Look through the listing below for the line containing "Generate a web". Copy it and each line after it up to and including the line containing "const curveEnd = [32000, 29150];", exactly, leaving out pictures.

[Plotting code records]
────────────────
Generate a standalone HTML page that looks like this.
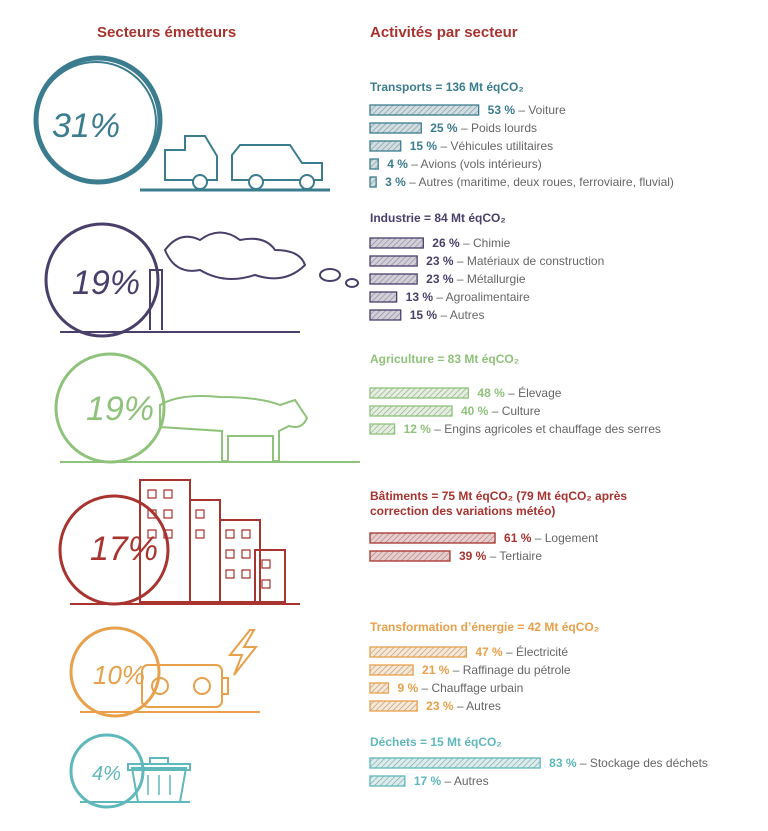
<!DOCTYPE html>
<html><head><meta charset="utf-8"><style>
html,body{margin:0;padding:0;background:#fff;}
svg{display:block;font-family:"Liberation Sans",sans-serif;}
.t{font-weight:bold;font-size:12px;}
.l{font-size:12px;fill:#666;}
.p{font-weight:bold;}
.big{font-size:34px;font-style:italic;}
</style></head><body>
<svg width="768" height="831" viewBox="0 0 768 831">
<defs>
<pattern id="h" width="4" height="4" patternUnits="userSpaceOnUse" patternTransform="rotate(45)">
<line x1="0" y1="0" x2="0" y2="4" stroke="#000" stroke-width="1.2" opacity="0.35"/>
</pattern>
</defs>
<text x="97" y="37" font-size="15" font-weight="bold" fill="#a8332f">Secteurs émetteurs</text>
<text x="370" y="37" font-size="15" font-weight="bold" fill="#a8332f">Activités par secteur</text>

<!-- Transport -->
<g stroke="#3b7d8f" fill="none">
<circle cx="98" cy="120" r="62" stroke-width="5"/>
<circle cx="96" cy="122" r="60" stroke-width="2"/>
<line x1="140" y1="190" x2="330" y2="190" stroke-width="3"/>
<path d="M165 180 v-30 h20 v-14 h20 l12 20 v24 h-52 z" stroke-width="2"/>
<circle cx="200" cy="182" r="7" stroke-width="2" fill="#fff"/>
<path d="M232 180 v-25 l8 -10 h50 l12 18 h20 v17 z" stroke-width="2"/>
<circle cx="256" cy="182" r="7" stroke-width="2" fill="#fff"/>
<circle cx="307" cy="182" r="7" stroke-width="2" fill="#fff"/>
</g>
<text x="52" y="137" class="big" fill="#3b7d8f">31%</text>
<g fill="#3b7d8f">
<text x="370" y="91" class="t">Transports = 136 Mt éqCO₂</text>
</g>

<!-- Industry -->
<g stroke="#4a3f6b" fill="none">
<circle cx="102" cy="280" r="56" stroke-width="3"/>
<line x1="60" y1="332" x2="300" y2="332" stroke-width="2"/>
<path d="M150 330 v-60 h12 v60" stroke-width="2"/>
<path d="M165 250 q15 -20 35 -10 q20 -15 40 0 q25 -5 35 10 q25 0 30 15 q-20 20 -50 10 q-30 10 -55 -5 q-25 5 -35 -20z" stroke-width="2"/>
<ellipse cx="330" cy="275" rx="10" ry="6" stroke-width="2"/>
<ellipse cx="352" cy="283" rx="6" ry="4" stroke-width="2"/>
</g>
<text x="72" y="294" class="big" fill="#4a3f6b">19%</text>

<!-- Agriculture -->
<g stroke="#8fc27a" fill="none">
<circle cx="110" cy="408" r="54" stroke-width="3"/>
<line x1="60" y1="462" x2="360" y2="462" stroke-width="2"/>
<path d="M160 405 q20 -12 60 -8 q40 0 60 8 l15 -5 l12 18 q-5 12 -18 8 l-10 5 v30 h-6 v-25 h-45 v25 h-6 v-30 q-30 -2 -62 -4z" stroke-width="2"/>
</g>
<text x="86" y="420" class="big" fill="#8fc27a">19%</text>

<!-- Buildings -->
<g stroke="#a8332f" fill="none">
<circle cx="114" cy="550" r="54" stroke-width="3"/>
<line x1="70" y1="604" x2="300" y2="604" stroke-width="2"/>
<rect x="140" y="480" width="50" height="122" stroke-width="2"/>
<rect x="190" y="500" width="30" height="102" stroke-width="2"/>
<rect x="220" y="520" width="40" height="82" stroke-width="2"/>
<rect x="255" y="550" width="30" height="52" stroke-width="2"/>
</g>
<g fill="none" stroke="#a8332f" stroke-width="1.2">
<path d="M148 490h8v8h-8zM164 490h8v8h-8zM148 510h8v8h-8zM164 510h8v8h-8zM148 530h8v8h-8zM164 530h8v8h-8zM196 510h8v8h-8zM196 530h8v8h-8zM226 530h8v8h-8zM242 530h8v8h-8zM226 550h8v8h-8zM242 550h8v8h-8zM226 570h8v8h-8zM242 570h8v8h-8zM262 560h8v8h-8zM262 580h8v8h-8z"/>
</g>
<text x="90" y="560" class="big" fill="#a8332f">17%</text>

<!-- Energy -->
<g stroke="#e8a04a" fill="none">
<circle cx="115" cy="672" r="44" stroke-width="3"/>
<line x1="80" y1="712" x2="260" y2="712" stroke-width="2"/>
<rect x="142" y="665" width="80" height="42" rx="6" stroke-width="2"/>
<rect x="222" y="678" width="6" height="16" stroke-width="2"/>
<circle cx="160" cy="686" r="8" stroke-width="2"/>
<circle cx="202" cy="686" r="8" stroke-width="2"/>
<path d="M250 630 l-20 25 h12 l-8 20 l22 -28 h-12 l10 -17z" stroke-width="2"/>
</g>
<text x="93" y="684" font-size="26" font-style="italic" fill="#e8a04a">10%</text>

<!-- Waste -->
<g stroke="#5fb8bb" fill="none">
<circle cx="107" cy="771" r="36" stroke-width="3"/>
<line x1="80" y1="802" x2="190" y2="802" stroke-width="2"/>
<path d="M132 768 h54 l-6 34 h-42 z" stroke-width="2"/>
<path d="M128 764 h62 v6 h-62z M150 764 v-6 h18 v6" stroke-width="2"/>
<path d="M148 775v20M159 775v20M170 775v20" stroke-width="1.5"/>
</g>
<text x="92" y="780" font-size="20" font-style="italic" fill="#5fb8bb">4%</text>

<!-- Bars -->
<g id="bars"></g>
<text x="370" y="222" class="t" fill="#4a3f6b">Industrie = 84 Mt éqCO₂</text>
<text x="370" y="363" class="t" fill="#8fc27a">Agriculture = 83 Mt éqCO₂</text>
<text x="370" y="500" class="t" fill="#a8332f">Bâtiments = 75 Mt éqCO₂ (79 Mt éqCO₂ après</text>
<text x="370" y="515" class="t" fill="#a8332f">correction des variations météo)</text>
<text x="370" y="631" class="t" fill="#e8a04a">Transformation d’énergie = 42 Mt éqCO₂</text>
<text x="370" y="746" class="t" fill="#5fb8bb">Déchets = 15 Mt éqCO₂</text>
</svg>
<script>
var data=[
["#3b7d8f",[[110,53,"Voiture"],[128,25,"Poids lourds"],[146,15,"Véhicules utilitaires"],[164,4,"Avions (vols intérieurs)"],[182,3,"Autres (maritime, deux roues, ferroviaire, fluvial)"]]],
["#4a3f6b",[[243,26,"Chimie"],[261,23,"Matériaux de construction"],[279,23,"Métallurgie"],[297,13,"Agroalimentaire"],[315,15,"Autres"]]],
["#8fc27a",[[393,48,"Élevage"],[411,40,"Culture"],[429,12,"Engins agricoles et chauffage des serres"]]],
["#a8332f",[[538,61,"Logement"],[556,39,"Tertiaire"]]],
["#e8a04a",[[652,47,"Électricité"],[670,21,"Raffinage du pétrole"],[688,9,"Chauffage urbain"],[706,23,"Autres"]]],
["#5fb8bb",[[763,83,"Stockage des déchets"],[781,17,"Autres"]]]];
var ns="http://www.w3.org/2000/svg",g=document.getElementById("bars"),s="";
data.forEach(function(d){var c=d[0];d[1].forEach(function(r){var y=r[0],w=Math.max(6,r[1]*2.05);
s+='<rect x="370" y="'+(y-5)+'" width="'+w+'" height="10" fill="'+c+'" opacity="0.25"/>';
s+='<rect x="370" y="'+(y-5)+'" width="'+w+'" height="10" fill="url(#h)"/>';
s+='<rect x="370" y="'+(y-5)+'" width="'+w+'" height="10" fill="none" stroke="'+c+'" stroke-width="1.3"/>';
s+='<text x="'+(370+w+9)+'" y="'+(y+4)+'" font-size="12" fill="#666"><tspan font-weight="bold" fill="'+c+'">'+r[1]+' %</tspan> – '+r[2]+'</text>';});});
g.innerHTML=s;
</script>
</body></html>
────────────────
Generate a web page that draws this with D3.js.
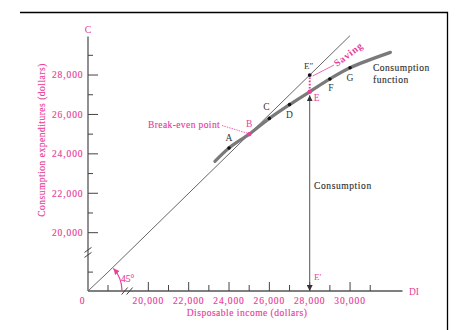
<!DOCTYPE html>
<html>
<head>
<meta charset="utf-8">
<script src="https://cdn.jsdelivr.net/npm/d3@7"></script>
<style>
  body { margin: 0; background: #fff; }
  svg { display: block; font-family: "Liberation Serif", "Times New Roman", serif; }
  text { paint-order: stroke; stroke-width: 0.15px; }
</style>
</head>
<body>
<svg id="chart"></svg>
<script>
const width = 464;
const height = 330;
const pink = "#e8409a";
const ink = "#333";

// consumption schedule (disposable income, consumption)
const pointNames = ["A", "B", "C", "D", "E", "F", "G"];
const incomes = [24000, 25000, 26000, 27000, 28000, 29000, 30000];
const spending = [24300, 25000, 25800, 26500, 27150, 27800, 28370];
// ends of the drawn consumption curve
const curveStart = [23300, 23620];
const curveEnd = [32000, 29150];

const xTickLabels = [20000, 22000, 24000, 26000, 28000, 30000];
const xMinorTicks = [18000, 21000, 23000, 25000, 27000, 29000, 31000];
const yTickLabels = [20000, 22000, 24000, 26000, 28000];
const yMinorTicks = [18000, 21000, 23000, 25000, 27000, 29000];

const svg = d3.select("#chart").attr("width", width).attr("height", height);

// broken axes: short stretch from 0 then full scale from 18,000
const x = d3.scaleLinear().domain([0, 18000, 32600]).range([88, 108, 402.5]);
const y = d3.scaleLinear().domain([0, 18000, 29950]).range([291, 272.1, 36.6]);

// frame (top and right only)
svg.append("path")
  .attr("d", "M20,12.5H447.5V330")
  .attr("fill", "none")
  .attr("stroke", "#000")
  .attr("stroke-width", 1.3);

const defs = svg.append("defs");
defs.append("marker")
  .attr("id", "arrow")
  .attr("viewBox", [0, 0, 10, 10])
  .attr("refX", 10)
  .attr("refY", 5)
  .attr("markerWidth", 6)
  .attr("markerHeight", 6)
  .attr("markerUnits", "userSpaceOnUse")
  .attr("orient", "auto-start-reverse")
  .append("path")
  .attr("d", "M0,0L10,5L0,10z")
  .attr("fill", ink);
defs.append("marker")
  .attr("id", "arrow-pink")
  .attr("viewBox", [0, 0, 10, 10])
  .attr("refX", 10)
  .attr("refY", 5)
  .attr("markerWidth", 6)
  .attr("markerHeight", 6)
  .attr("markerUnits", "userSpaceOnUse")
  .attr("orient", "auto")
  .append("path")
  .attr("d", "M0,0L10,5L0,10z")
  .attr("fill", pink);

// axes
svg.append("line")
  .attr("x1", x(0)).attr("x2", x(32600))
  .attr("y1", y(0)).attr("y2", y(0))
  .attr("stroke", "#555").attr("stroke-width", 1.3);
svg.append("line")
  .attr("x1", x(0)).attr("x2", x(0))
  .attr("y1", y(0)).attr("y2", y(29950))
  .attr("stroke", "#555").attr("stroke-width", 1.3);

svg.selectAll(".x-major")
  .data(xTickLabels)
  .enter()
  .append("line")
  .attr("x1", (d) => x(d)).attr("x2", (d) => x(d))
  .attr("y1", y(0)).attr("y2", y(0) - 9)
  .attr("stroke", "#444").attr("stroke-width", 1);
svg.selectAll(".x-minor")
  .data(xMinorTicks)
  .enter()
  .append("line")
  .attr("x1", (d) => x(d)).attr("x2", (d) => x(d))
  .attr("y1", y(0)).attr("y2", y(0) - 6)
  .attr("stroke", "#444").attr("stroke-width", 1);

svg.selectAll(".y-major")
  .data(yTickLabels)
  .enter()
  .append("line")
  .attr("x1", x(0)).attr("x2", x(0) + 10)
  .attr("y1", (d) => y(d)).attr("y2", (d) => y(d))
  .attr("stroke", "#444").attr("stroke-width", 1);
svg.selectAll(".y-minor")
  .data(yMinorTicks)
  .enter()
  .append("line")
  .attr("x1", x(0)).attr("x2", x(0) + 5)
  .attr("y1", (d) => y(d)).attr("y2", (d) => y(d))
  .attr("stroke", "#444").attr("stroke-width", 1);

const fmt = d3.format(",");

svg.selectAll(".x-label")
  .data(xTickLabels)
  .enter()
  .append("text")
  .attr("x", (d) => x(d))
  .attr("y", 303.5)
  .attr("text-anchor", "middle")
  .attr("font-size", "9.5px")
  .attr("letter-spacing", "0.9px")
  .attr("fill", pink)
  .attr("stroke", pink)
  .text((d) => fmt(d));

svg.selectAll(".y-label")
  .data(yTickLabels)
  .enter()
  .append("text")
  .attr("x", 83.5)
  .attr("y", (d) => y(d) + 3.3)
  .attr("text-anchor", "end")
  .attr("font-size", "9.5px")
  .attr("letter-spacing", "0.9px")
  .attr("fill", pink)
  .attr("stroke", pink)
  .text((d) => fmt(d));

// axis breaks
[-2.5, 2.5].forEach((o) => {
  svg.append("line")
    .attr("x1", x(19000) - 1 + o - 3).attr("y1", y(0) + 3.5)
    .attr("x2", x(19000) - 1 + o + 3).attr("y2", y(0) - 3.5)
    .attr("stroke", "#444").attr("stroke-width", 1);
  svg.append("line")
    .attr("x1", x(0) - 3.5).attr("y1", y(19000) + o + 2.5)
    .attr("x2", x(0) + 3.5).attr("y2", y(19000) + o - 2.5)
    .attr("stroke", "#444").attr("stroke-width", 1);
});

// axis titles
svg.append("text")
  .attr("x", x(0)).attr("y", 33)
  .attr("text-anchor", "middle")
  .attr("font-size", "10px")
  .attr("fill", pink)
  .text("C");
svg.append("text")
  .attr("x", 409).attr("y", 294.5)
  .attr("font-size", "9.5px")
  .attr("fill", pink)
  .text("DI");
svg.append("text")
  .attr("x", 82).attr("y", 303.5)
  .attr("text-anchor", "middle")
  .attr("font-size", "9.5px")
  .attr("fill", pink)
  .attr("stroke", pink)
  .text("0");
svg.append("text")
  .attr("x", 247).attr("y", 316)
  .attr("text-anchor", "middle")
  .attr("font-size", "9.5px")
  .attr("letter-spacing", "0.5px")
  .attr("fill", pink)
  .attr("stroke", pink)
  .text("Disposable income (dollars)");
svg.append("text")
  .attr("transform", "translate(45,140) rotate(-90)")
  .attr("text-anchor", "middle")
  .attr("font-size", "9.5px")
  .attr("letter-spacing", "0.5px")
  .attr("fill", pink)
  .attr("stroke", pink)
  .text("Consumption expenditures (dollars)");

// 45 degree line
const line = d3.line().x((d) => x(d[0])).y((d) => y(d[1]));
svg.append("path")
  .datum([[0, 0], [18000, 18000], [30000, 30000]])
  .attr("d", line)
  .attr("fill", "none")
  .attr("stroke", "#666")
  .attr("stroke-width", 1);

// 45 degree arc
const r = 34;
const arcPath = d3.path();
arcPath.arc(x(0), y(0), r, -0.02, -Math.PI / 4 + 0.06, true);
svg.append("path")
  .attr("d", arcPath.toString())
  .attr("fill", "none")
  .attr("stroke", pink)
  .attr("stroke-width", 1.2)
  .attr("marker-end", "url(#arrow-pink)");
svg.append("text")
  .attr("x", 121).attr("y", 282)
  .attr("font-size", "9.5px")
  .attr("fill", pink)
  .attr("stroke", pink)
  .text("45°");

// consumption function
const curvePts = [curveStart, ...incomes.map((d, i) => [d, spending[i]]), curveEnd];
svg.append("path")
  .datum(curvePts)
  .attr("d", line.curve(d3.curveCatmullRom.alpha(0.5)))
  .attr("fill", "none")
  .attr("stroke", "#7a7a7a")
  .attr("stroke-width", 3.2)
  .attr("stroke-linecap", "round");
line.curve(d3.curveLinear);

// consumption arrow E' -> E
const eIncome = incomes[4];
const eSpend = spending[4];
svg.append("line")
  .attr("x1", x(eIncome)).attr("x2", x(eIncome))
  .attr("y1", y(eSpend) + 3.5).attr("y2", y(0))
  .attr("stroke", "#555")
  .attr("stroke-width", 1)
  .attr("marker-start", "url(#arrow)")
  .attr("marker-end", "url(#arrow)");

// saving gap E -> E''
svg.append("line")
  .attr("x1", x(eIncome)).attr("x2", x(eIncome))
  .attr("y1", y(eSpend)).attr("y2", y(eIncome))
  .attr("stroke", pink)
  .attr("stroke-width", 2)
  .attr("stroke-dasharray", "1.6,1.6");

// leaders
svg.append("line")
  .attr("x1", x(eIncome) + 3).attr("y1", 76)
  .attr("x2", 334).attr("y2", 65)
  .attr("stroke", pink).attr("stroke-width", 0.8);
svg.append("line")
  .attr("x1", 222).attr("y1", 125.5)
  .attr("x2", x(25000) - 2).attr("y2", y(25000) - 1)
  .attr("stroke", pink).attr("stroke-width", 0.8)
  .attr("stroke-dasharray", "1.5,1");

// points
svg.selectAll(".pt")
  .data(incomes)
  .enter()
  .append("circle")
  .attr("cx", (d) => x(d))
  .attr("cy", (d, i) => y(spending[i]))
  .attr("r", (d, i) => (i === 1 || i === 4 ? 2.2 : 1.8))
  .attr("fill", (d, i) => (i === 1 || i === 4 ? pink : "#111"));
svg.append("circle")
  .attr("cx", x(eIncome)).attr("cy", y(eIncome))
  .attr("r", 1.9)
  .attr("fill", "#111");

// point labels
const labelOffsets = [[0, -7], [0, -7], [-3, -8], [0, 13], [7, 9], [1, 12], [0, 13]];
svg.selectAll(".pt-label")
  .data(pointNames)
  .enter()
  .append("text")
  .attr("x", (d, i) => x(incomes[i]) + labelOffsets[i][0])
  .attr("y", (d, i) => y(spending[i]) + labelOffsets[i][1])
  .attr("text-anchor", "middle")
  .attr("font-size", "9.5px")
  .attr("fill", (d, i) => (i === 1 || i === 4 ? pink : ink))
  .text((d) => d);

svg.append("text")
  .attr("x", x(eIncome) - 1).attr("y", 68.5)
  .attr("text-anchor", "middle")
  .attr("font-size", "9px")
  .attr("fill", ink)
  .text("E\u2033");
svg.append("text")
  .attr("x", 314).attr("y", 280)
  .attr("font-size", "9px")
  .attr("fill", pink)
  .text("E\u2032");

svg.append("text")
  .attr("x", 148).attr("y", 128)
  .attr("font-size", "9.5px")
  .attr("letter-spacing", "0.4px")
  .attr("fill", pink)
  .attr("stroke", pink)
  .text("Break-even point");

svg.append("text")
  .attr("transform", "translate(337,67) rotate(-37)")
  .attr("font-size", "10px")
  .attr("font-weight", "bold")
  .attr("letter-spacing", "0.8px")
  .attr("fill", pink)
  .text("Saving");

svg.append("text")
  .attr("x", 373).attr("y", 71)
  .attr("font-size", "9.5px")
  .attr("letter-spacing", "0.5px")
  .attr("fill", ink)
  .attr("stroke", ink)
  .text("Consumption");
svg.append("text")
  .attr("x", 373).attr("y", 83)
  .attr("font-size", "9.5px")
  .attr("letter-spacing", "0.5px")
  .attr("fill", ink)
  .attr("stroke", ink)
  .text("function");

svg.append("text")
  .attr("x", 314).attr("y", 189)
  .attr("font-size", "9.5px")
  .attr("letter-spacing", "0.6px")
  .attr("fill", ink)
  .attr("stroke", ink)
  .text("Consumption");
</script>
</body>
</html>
────────────────
[Response for this exercise]
Generate a web page that draws this with D3.js.
<!DOCTYPE html>
<html>
<head>
<meta charset="utf-8">
<script src="https://cdn.jsdelivr.net/npm/d3@7"></script>
<style>
  body { margin: 0; background: #fff; }
  svg { display: block; font-family: "Liberation Serif", "Times New Roman", serif; }
  text { paint-order: stroke; stroke-width: 0.15px; }
</style>
</head>
<body>
<svg id="chart"></svg>
<script>
const width = 464;
const height = 330;
const pink = "#e8409a";
const ink = "#333";

// consumption schedule (disposable income, consumption)
const pointNames = ["A", "B", "C", "D", "E", "F", "G"];
const incomes = [24000, 25000, 26000, 27000, 28000, 29000, 30000];
const spending = [24300, 25000, 25800, 26500, 27150, 27800, 28370];
// ends of the drawn consumption curve
const curveStart = [23300, 23620];
const curveEnd = [32000, 29150];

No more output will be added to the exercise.